One thing that impressed me about the San Diego Comic Con was that the DC & Marvel booths were not so very much bigger than those of the smaller companies. For some reason, I expected The Big Two to have something along the lines of a modest Emerald City in the Exhibitor Hall, a doorway into a multi-media mansion where Spider-Man and Countdown dropped off trees like manna and enraptured the viewer.

But the reality was, the booths were not so very much bigger.

A booth I hung out for a while was that of The Antidote Trust, a consortium of comic creators. As they refer to themselves: "an arsenal of mutually-sustaining "indie" publishers.

What first caught my eye at their booth was, admittedly, a couch. I was f**king tired, and their impromptu set-up of soft seating and candy-and-comics-strewn tables was quite inviting.

But the second thing I noticed was an action figure of an African-American female pilot. The figure was of Bessie Smith, the first Black woman to earn a pilot's license in America.

And I thought: Bessie Smith. The very last person any major company preparing entertainment and amusements for mass consumption would think of using for their products. Who she was and what she stood for: useless, in terms of the status quo. Better get Jenna Jameson instead.

The people who control the media control the people. People are controlled in a passive fashion by the media, media acting as an opiate and maintaining cultural norms and discouraging dialogue and dissent.

But with the Internet and the D.I.Y. revolution, YOU control the media.


Thank You For Kicking My Shins -- My Shins, They Are Thanking You

A year back I wrote a blog post about thanking the idiots in your life who hurt you. You won't find it on this blog, because that was before I went ape-s**t and erased everything and wrote "Goodbye To Comics."

But there was a moment at the show, a single shiny random handful of minutes, where I was so intensely grateful to the individual who hurt me I could have said "thank you" aloud.

Thank you thank you thank you for underestimating me, for pissing me off, for burying my voice, for making feel worthless and confused.

Thank you for thinking I was somebody else, some nameless interchangeable dot, someone who might have fled and burrowed her way into a more accommodating field like teaching or library sciences and never be heard in this neck of the woods again.

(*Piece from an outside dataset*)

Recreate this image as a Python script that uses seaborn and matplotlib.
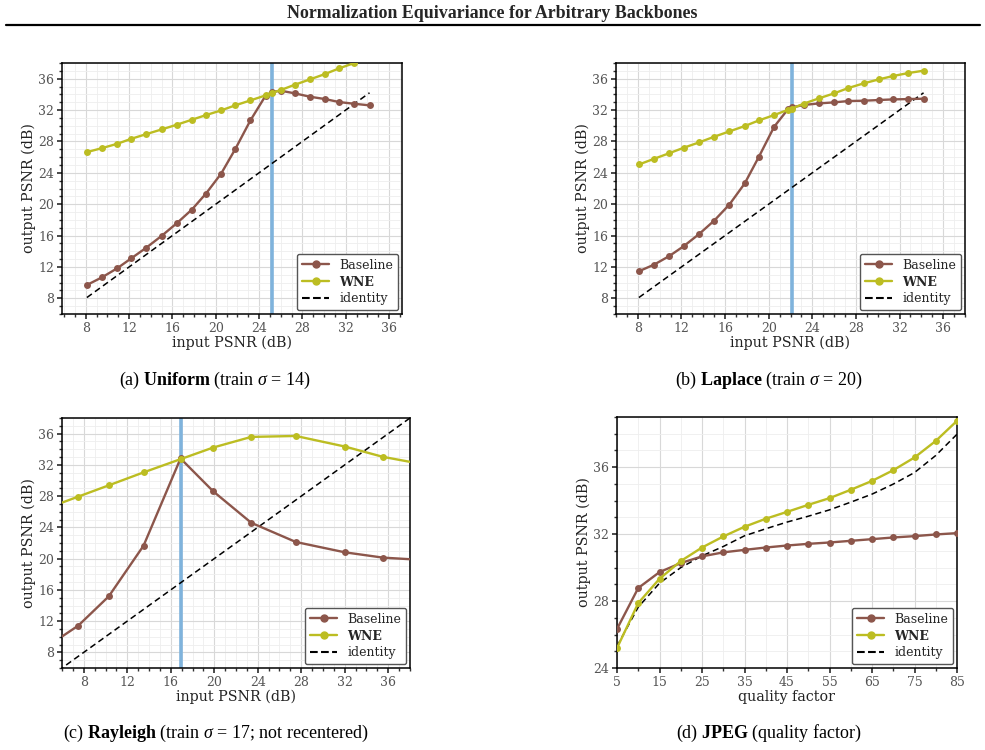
import numpy as np
import pandas as pd
import matplotlib
matplotlib.use("Agg")
import matplotlib.pyplot as plt
from matplotlib.ticker import MultipleLocator
from matplotlib.lines import Line2D
import seaborn as sns

# ---------------- data ----------------
xa = [8.1, 9.5, 10.9, 12.2, 13.6, 15.0, 16.4, 17.8, 19.1, 20.5, 21.8, 23.2,
      24.6, 25.2, 26.0, 27.3, 28.7, 30.1, 31.4, 32.8, 34.2]
base_a = [9.7, 10.68, 11.83, 13.1, 14.47, 15.96, 17.57, 19.32, 21.36, 23.9, 27.02,
          30.68, 33.83, 34.3, 34.47, 34.13, 33.7, 33.4, 33.02, 32.8, 32.6]
wne_a = [26.64, 27.15, 27.7, 28.34, 28.94, 29.53, 30.13, 30.77, 31.36, 31.96, 32.6,
         33.23, 33.87, 34.2, 34.55, 35.23, 35.91, 36.6, 37.32, 38.0, 38.7]
id_a = [8.1, 34.2]
train_a = 25.2

xb = [8.1, 9.5, 10.9, 12.2, 13.6, 15.0, 16.4, 17.8, 19.1, 20.5, 21.8, 22.1,
      23.2, 24.6, 26.0, 27.3, 28.7, 30.1, 31.4, 32.8, 34.2]
base_b = [11.45, 12.3, 13.4, 14.64, 16.17, 17.9, 19.96, 22.64, 26.04, 29.87, 32.17,
          32.34, 32.64, 32.85, 32.98, 33.15, 33.19, 33.28, 33.36, 33.4, 33.45]
wne_b = [25.06, 25.79, 26.51, 27.19, 27.87, 28.6, 29.28, 29.96, 30.68, 31.36, 32.05,
         32.17, 32.81, 33.49, 34.13, 34.81, 35.4, 35.91, 36.34, 36.72, 37.02]
id_b = [8.1, 34.2]
train_b = 22.1

xc = [4.9, 7.5, 10.3, 13.5, 16.9, 19.9, 23.4, 27.5, 32.0, 35.5, 39.5]
base_c = [9.0, 11.43, 15.17, 21.66, 32.82, 28.62, 24.59, 22.13, 20.81, 20.13, 19.8]
wne_c = [26.6, 27.94, 29.38, 31.04, 32.73, 34.22, 35.58, 35.7, 34.35, 33.03, 32.0]
id_c = [4.9, 39.5]
train_c = 16.9

qd = [5, 10, 15, 20, 25, 30, 35, 40, 45, 50, 55, 60, 65, 70, 75, 80, 85]
base_d = [26.33, 28.78, 29.73, 30.27, 30.67, 30.91, 31.06, 31.2, 31.32, 31.42,
          31.5, 31.6, 31.7, 31.8, 31.88, 31.98, 32.06]
wne_d = [25.19, 27.88, 29.33, 30.39, 31.2, 31.86, 32.44, 32.92, 33.33, 33.75,
         34.15, 34.65, 35.18, 35.82, 36.58, 37.57, 38.77]
id_d = [25.3, 27.64, 29.07, 30.0, 30.7, 31.26, 31.9, 32.32, 32.72, 33.07,
        33.45, 33.91, 34.39, 34.99, 35.68, 36.7, 37.97]

captions = [
    r"(a) $\mathbf{Uniform}$ (train $\sigma$ = 14)",
    r"(b) $\mathbf{Laplace}$ (train $\sigma$ = 20)",
    r"(c) $\mathbf{Rayleigh}$ (train $\sigma$ = 17; not recentered)",
    r"(d) $\mathbf{JPEG}$ (quality factor)",
]
title = "Normalization Equivariance for Arbitrary Backbones"

# ---------------- style ----------------
sns.set_theme(style="whitegrid")
plt.rcParams.update({
    "font.family": ["DejaVu Serif"],
    "mathtext.fontset": "custom",
    "mathtext.rm": "Liberation Serif",
    "mathtext.it": "Liberation Serif:italic",
    "mathtext.bf": "Liberation Serif:bold",
    "axes.edgecolor": "black",
    "axes.linewidth": 1.1,
    "xtick.bottom": True,
    "ytick.left": True,
    "xtick.color": "#333333",
    "ytick.color": "#333333",
    "xtick.labelcolor": "#555555",
    "ytick.labelcolor": "#555555",
    "xtick.major.size": 3.5,
    "ytick.major.size": 3.5,
    "xtick.minor.size": 2,
    "ytick.minor.size": 2,
    "xtick.minor.visible": True,
    "ytick.minor.visible": True,
})

BROWN = "#8c564b"
OLIVE = "#bcbd22"
VCOL = "#7fb3dc"

fig = plt.figure(figsize=(9.85, 7.5), dpi=100)
W, H = 985.0, 750.0


def add_ax(l, r, t, b):
    return fig.add_axes([l / W, 1 - b / H, (r - l) / W, (b - t) / H])


axes = [
    add_ax(62, 402, 63, 314),
    add_ax(616, 965, 63, 314),
    add_ax(62, 410, 418, 668),
    add_ax(617, 957, 417, 668),
]

panels = [
    (xa, base_a, wne_a, id_a, id_a, train_a),
    (xb, base_b, wne_b, id_b, id_b, train_b),
    (xc, base_c, wne_c, id_c, id_c, train_c),
    (qd, base_d, wne_d, qd, id_d, None),
]
xlims = [(5.8, 37.2), (6, 38), (6, 38), (5, 85)]
ylims = [(6, 38), (6, 38), (6, 38), (24, 39)]

for i, ax in enumerate(axes):
    x, yb, yw, idx, idy, tr = panels[i]
    df = pd.DataFrame({"x": list(x) * 2, "y": list(yb) + list(yw),
                       "method": ["Baseline"] * len(x) + ["WNE"] * len(x)})
    ax.grid(True, which="major", color="#d8d8d8", lw=0.8)
    ax.grid(True, which="minor", color="#eeeeee", lw=0.6)
    ax.set_axisbelow(True)
    if tr is not None:
        ax.axvline(tr, color=VCOL, lw=2.6, zorder=1.5)
    sns.lineplot(data=df, x="x", y="y", hue="method",
                 palette={"Baseline": BROWN, "WNE": OLIVE},
                 marker="o", markersize=5, markeredgewidth=0, lw=1.7,
                 sort=False, estimator=None, ax=ax, legend=False, zorder=3)
    ax.plot(idx, idy, ls=(0, (4, 2.5)), color="black", lw=1.1, zorder=2.5)
    ax.set_xlim(*xlims[i])
    ax.set_ylim(*ylims[i])
    ax.set_ylabel("output PSNR (dB)", fontsize=10.3, color="#222222", labelpad=2)
    if i < 3:
        ax.set_xlabel("input PSNR (dB)", fontsize=10.3, color="#222222", labelpad=1)
        ax.xaxis.set_major_locator(MultipleLocator(4))
        ax.xaxis.set_minor_locator(MultipleLocator(1))
        ax.yaxis.set_major_locator(MultipleLocator(4))
        ax.yaxis.set_minor_locator(MultipleLocator(1))
    else:
        ax.set_xlabel("quality factor", fontsize=10.3, color="#222222", labelpad=1)
        ax.set_xticks(list(range(5, 86, 10)))
        ax.xaxis.set_minor_locator(MultipleLocator(5))
        ax.yaxis.set_major_locator(MultipleLocator(4))
        ax.yaxis.set_minor_locator(MultipleLocator(1))
    ax.tick_params(labelsize=9, pad=2)
    for s in ax.spines.values():
        s.set_color("black")
        s.set_linewidth(1.1)

    handles = [
        Line2D([], [], color=BROWN, marker="o", markersize=5, lw=1.7),
        Line2D([], [], color=OLIVE, marker="o", markersize=5, lw=1.7),
        Line2D([], [], color="black", ls="--", lw=1.5),
    ]
    leg = ax.legend(handles, ["Baseline", "WNE", "identity"], loc="lower right",
                    fontsize=9, frameon=True, fancybox=True, framealpha=1,
                    borderaxespad=0.3, handlelength=2.2, labelspacing=0.3)
    leg.get_frame().set_edgecolor("#555555")
    leg.get_frame().set_linewidth(1.0)
    leg.get_texts()[1].set_fontweight("bold")

# captions
cap_pos = [(215, 380), (769, 380), (216, 733), (769, 733)]
for (cx, cy), cap in zip(cap_pos, captions):
    fig.text(cx / W, 1 - cy / H, cap, ha="center", va="center",
             fontsize=13, family="Liberation Serif", color="black")

fig.text(492 / W, 1 - 13 / H, title, ha="center", va="center",
         fontsize=12.9, family="Liberation Serif", fontweight="bold")
fig.add_artist(Line2D([6 / W, 980 / W], [1 - 25 / H, 1 - 25 / H],
                      color="black", lw=1.6))

fig.savefig("out.png", dpi=100)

Thank you for intimidating me -- it made me hyperaware of my weak arms and weaker stomach, and how I needed to get strong.


At A Crosswalk In front Of the Convention Center:

A young man in his twenties with a "Creator" badge turns and looks at me.

"Hey. You're that Occasional Superheroine, aren't you? You're Valerie."

1 comment:

  1. Regarding the last line: I can see that happening a lot.